I was in Mass in the Cathedral on Sunday and it started to make sense. If I was to take this advice and open each day with asking God what He wanted. But what He wants is in the words of the Gospel. God will give us what we want if we give Him what He wants. What does He want? That we recognise the name of His son, Jesus Christ, and that we love one another. Simple, obvious, right, but not easy. Still, at least I know what to ask for…
The readings are from John this week and they compliment that of Sunday.
If we give God what He wants we will receive what John offers us in Tuesday’s reading: “Peace I give to you, peace I bequeath you.” And as in Wednesday’s reading we will receive it as a branch on the vine. I am the true vine.

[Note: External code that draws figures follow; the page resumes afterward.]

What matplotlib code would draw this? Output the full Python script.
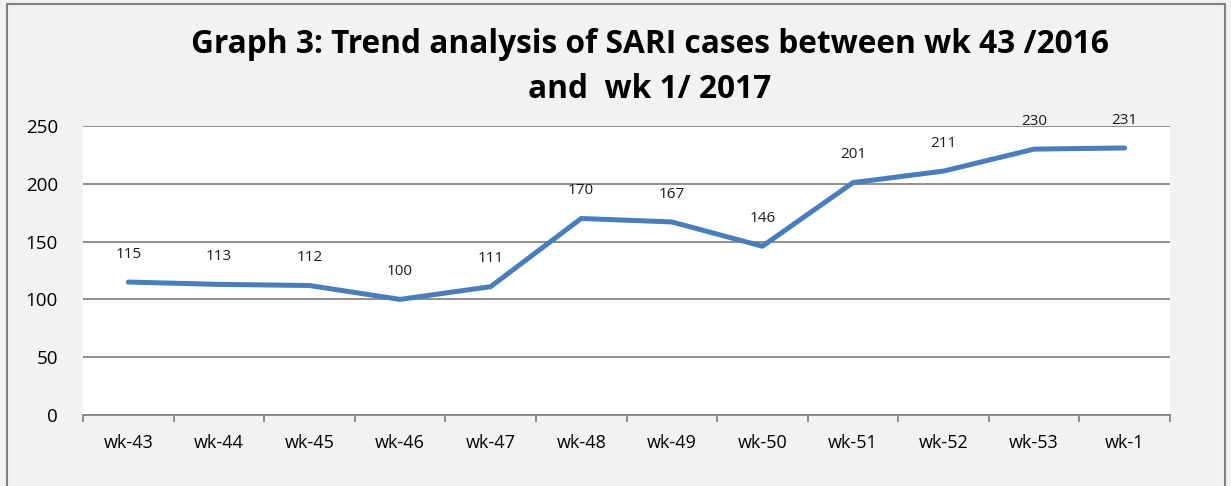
import numpy as np
import matplotlib.pyplot as plt
from matplotlib.patches import Rectangle

# Du lieu
weeks = ['wk-43', 'wk-44', 'wk-45', 'wk-46', 'wk-47', 'wk-48',
         'wk-49', 'wk-50', 'wk-51', 'wk-52', 'wk-53', 'wk-1']
cases = [115, 113, 112, 100, 111, 170, 167, 146, 201, 211, 230, 231]
yticks = [0, 50, 100, 150, 200, 250]

plt.rcParams['font.family'] = ['Open Sans', 'DejaVu Sans']

fig = plt.figure(figsize=(12.31, 4.86), dpi=100, facecolor='#f2f2f2')
ax = fig.add_axes([83 / 1231, 1 - 415 / 486, (1170 - 83) / 1231, (415 - 126) / 486])
ax.set_facecolor('white')

x = np.arange(len(weeks))
ax.plot(x, cases, color='#4a7ebb', linewidth=3.6, solid_capstyle='round', zorder=3)
for xi, yi in zip(x, cases):
    ax.annotate(str(yi), (xi, yi), xytext=(0, 20), textcoords='offset points',
                ha='center', va='center', fontsize=11, color='#1a1a1a')

ax.set_xlim(-0.5, len(weeks) - 0.5)
ax.set_ylim(0, 250)
ax.set_yticks(yticks)
ax.tick_params(axis='y', length=0, labelsize=13.5, pad=18)
ax.set_xticks(x)
ax.set_xticklabels(weeks, fontsize=13)
ax.tick_params(axis='x', length=0, pad=14)
ax.set_xticks(np.arange(len(weeks) + 1) - 0.5, minor=True)
ax.tick_params(axis='x', which='minor', length=5, color='#868686', width=1.3)
ax.grid(axis='y', color='#868686', linewidth=1.3)
ax.set_axisbelow(True)
for s in ['left', 'right', 'top']:
    ax.spines[s].set_visible(False)
ax.spines['bottom'].set_color('#868686')
ax.spines['bottom'].set_linewidth(1.3)

fig.text(650 / 1231, 1 - 67 / 486, 'Graph 3: Trend analysis of SARI cases between wk 43 /2016\nand  wk 1/ 2017',
         ha='center', va='center', fontsize=22.8, fontweight='bold', linespacing=1.45)

fig.patches.append(Rectangle((7 / 1231, -0.05), (1225 - 7) / 1231, 1 - 4 / 486 + 0.05,
                             transform=fig.transFigure, fill=False, edgecolor='#808080',
                             linewidth=1.5, clip_on=False))

plt.savefig('out.png', dpi=100, facecolor=fig.get_facecolor())
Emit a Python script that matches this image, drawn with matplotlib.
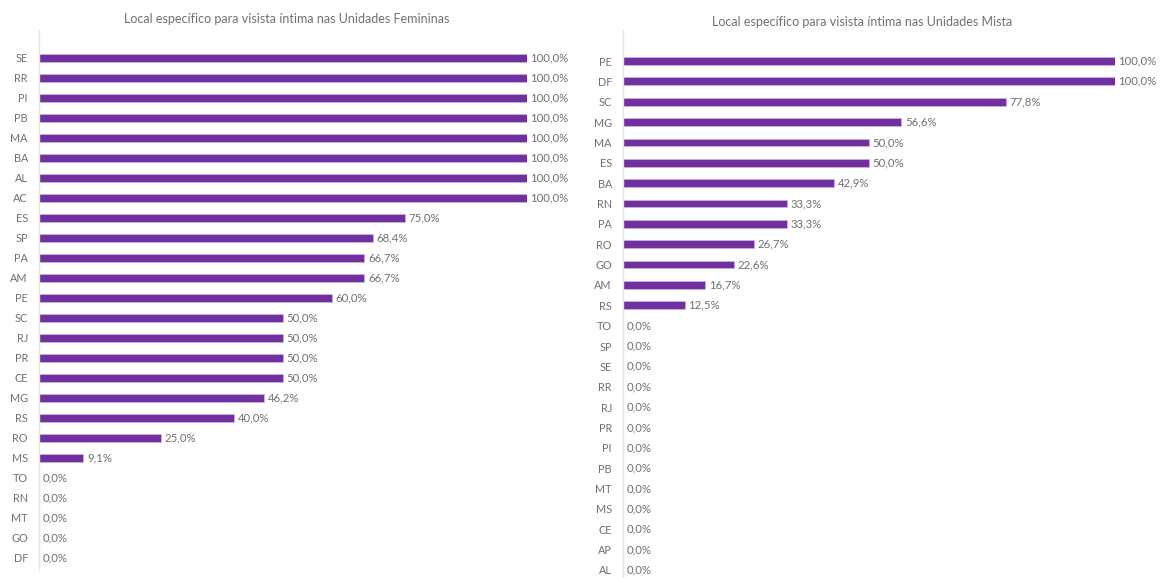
import matplotlib
matplotlib.use("Agg")
import matplotlib.pyplot as plt

# ---- data ----
fem_states = ["SE", "RR", "PI", "PB", "MA", "BA", "AL", "AC", "ES", "SP", "PA", "AM", "PE",
              "SC", "RJ", "PR", "CE", "MG", "RS", "RO", "MS", "TO", "RN", "MT", "GO", "DF"]
fem_values = [100.0, 100.0, 100.0, 100.0, 100.0, 100.0, 100.0, 100.0, 75.0, 68.4, 66.7, 66.7, 60.0,
              50.0, 50.0, 50.0, 50.0, 46.2, 40.0, 25.0, 9.1, 0.0, 0.0, 0.0, 0.0, 0.0]
fem_title = "Local específico para visista íntima nas Unidades Femininas"

mix_states = ["PE", "DF", "SC", "MG", "MA", "ES", "BA", "RN", "PA", "RO", "GO", "AM", "RS",
              "TO", "SP", "SE", "RR", "RJ", "PR", "PI", "PB", "MT", "MS", "CE", "AP", "AL"]
mix_values = [100.0, 100.0, 77.8, 56.6, 50.0, 50.0, 42.9, 33.3, 33.3, 26.7, 22.6, 16.7, 12.5,
              0.0, 0.0, 0.0, 0.0, 0.0, 0.0, 0.0, 0.0, 0.0, 0.0, 0.0, 0.0, 0.0]
mix_title = "Local específico para visista íntima nas Unidades Mista"

W, H = 1164, 578
BAR = "#7030A0"
GRAY = "#707070"
plt.rcParams["font.family"] = ["Lato", "DejaVu Sans"]

fig = plt.figure(figsize=(W / 100, H / 100), dpi=100)
fig.patch.set_facecolor("white")


def panel(left_px, width_px, top_px, bottom_px, first_y, step, states, values, title, title_xy):
    ax = fig.add_axes([left_px / W, (H - bottom_px) / H, width_px / W, (bottom_px - top_px) / H])
    n = len(states)
    pos = list(range(n))
    ax.barh(pos, values, height=0.38, color=BAR, edgecolor="#c9b3da", linewidth=0.6)
    ax.set_xlim(0, 100)
    ytop = -(first_y - top_px) / step
    ybot = (bottom_px - first_y) / step
    ax.set_ylim(ybot, ytop)
    ax.set_yticks(pos)
    ax.set_yticklabels(states, color=GRAY, fontsize=7.8)
    ax.tick_params(axis="y", length=0, pad=8)
    ax.set_xticks([])
    for s in ["top", "right", "bottom"]:
        ax.spines[s].set_visible(False)
    ax.spines["left"].set_color("#e6e6e6")
    ax.spines["left"].set_linewidth(1.0)
    for p, v in zip(pos, values):
        ax.annotate(f"{v:.1f}%".replace(".", ","), xy=(v, p), xytext=(2.5, 0),
                    textcoords="offset points", va="center", ha="left",
                    fontsize=8.2, color=GRAY, annotation_clip=False, clip_on=False)
    fig.text(title_xy[0] / W, 1 - title_xy[1] / H, title, ha="center", va="center",
             fontsize=9.0, color=GRAY)
    return ax


panel(39, 488, 30, 570, 58, 20.0, fem_states, fem_values, fem_title, (287, 19))
panel(623, 492, 30, 578, 61, 20.36, mix_states, mix_values, mix_title, (862, 22))

fig.savefig("out.png", dpi=100, facecolor="white")
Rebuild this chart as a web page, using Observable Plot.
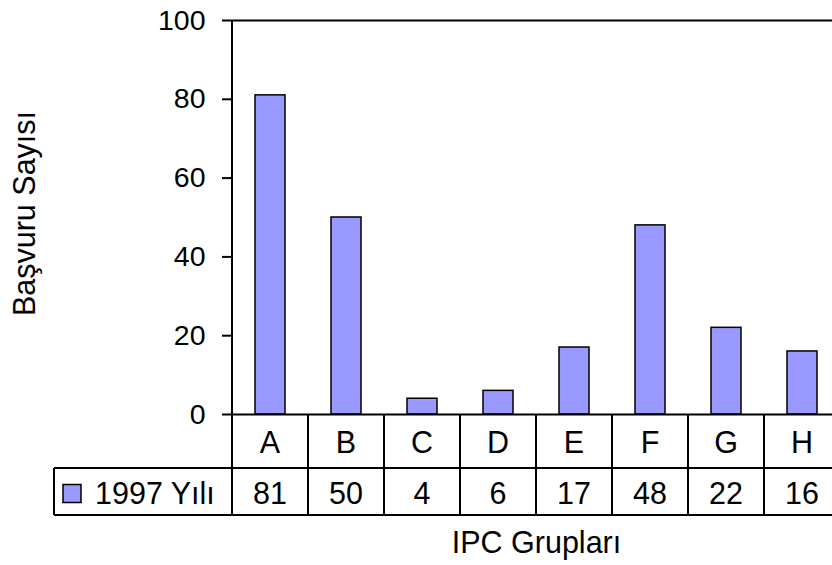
<!DOCTYPE html>
<html>
<head>
<meta charset="utf-8">
<script src="https://cdn.jsdelivr.net/npm/d3@7"></script>
<script src="https://cdn.jsdelivr.net/npm/@observablehq/plot@0.6"></script>
<style>
  html, body { margin: 0; padding: 0; background: #fff; overflow: hidden; }
  #chart { width: 832px; height: 565px; overflow: hidden; }
  #chart svg { overflow: hidden; max-width: none !important; }
</style>
</head>
<body>
<div id="chart"></div>
<script>
const categories = ["A", "B", "C", "D", "E", "F", "G", "H"];
const values = [81, 50, 4, 6, 17, 48, 22, 16];
const seriesName = "1997 Yılı";
const yTicks = [0, 20, 40, 60, 80, 100];
const yTitle = "Başvuru Sayısı";
const xTitle = "IPC Grupları";

const data = categories.map((c, i) => ({cat: c, value: values[i]}));
const FONT = "Liberation Sans, Arial, sans-serif";
const FS = 28.5;
const FS2 = 30.5;
const barColor = "#9999FF";

const plot = Plot.plot({
  width: 840,
  height: 565,
  marginTop: 20,
  marginBottom: 151,
  marginLeft: 232,
  marginRight: 0,
  style: {fontFamily: FONT, fontSize: FS + "px", color: "black", background: "white", maxWidth: "none"},
  x: {domain: categories, padding: 0, axis: null},
  y: {domain: [0, 100], axis: null},
  marks: [
    Plot.barY(data, {x: "cat", y: "value", fill: barColor, stroke: "black", strokeWidth: 1.5, insetLeft: 23, insetRight: 23}),
    Plot.ruleY([0, 100], {stroke: "black", strokeWidth: 2}),
    Plot.axisY({ticks: yTicks, tickSize: 10, tickPadding: 17, strokeWidth: 2, fontSize: FS, label: null, tickFormat: d => String(d)}),
    Plot.text([yTitle], {frameAnchor: "left", textAnchor: "middle", lineAnchor: "middle", rotate: -90, dx: -207, dy: -4, fontSize: FS2, fill: "black"}),
    Plot.text([xTitle], {frameAnchor: "bottom", textAnchor: "middle", lineAnchor: "middle", dy: 129, fontSize: FS2, fill: "black"})
  ]
});
document.getElementById("chart").appendChild(plot);

// Data table beneath the chart, positioned from the Plot scales
const xs = plot.scale("x");
const ys = plot.scale("y");
const step = xs.step;
const svg = d3.select(plot);
const r0 = ys.apply(0);
const r1 = r0 + 54;
const r2 = r1 + 47;
const left = xs.range[0];
const right = xs.range[1];
const legendLeft = 54;
const g = svg.append("g").attr("font-family", FONT).attr("font-size", FS2).attr("fill", "black");

// lines
g.append("line").attr("x1", left).attr("x2", left).attr("y1", ys.apply(100)).attr("y2", r2).attr("stroke", "black").attr("stroke-width", 2);
g.append("line").attr("x1", legendLeft).attr("x2", right).attr("y1", r1).attr("y2", r1).attr("stroke", "black").attr("stroke-width", 2);
g.append("line").attr("x1", legendLeft).attr("x2", right).attr("y1", r2).attr("y2", r2).attr("stroke", "black").attr("stroke-width", 2);
g.append("line").attr("x1", legendLeft).attr("x2", legendLeft).attr("y1", r1).attr("y2", r2).attr("stroke", "black").attr("stroke-width", 2);
categories.forEach(c => {
  const xb = xs.apply(c) + step;
  g.append("line").attr("x1", xb).attr("x2", xb).attr("y1", r0).attr("y2", r2).attr("stroke", "black").attr("stroke-width", 2);
});

// category labels and values
categories.forEach((c, i) => {
  const cx = xs.apply(c) + step / 2;
  g.append("text").attr("x", cx).attr("y", (r0 + r1) / 2 + 1).attr("dy", "0.35em").attr("text-anchor", "middle").text(c);
  g.append("text").attr("x", cx).attr("y", (r1 + r2) / 2 + 2).attr("dy", "0.35em").attr("text-anchor", "middle").text(values[i]);
});

// legend key
const my = (r1 + r2) / 2 + 2;
g.append("rect").attr("x", 63).attr("y", my - 9).attr("width", 18).attr("height", 18).attr("fill", barColor).attr("stroke", "black").attr("stroke-width", 1.5);
g.append("text").attr("x", 95).attr("y", my).attr("dy", "0.35em").attr("text-anchor", "start").text(seriesName);
</script>
</body>
</html>
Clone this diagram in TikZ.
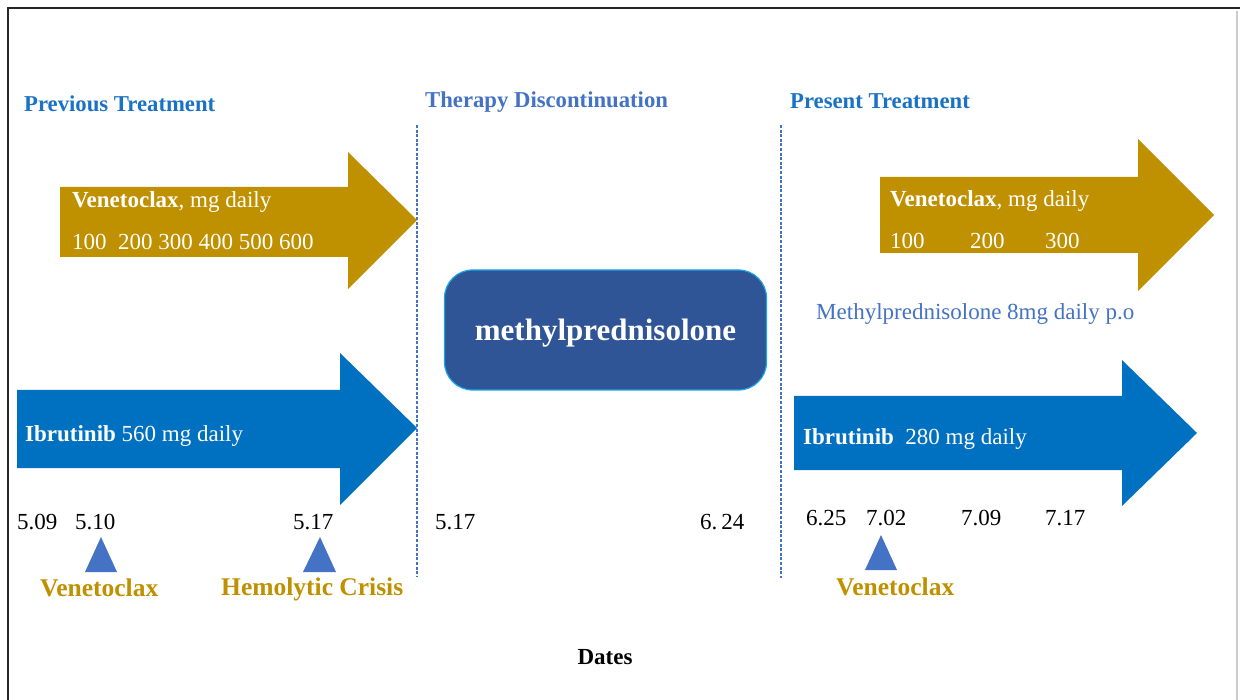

Tuesday. Peace I bequeath to you, Peace I give you. Wednesday. I am the vine and my father is the vinedresser.
I see all the readings from John this week as interconnected with the vine, so Tuesday leads into Wednesday and into Thursday so the vine connects us to each other and then to his father.
“As the Father has love me, so I have loved you.”
And then into Friday:
“This is my commandment: love one another as I have loved you.”
And then finally into Saturday: the challenge “if the world hates you, remember that is hated me before you.”
On Friday I walked over two hours from Market Rasen station, over the Wolds, to Stainton le Vale, or Stainton in the Hole as it was known in previous centuries. And then on Saturday I walked back to the station. The sun was blazing, the fields yellow with oilseed rape, huge distances versed in tinges of blue and green. Distant smudges of power station smoke far into the horizon. Drying wet earth beneath the feet. Sheep providing life, cars hurtling back on an occasional road crossed.
Intent on business while tired miles toiled by, the dry flinty road from Walesby leading on into the shade of Willingham Woods, the small one-carriage train coming up its straight line, from the thin line of hills past the new temple of Tesco.
Monday: A long drive down. Was there time to go to Mass? No, I had to vote. But I missed the vote anyway. Always go to Mass first – it’s more important.
But on Tuesday I was so involved in my own thoughts that I couldn’t remember at all what was in the readings. I wanted desperately to go into the sacristy after Mass and peer at the book but the little gate was locked and I didn’t dare. How often are we deterred from seeking the truth by a little locked gate about one foot high.
Anyway, when the verger came to extinguish the candles and take away the book, he pushed the gate open with his foot. It was unlocked!
On Wednesday I was on the boat so I only had sky and sea for a church, which is as good.
I decided to go to confession on Thursday and the priest gave me some useful advice: “Remember, one morning you won’t wake up.” Indeed, I had felt a bit ill that day.
Open the day every day with a prayer: What can I do for you, God? How can I dedicate my day more to you? How can I think more of others and then close the day with a little review of how much you have achieved.
I had told him of my experience of the Sunday before. So certain when I was reading of the Resurrection experience of the Apostles; that they could not have lied, or been misguided, they must have been feeling the truth. Then beset with doubts, confounded with the enormity of the universe, I was tired by the time I arrived at the monastery on Friday.
I couldn’t find my place at Vespers; the Compline book had gone missing. It was only when the darkening abbey church was completely empty that sitting in front of the Crucifix and peering down, the stones seemed to merge into a greyness, that reality in the form of the stones was merging with unreality in the shape of the Crucifixion, where they were all one reality and there forever.
By Saturday I was like the crowd at Antioch in the reading. I could not accept that we, I, are worthy, capable of eternal life but we can only take refuge in what Jesus tells Philip today: Ask of Christ and he will grant you what you want. What do I want? To believe.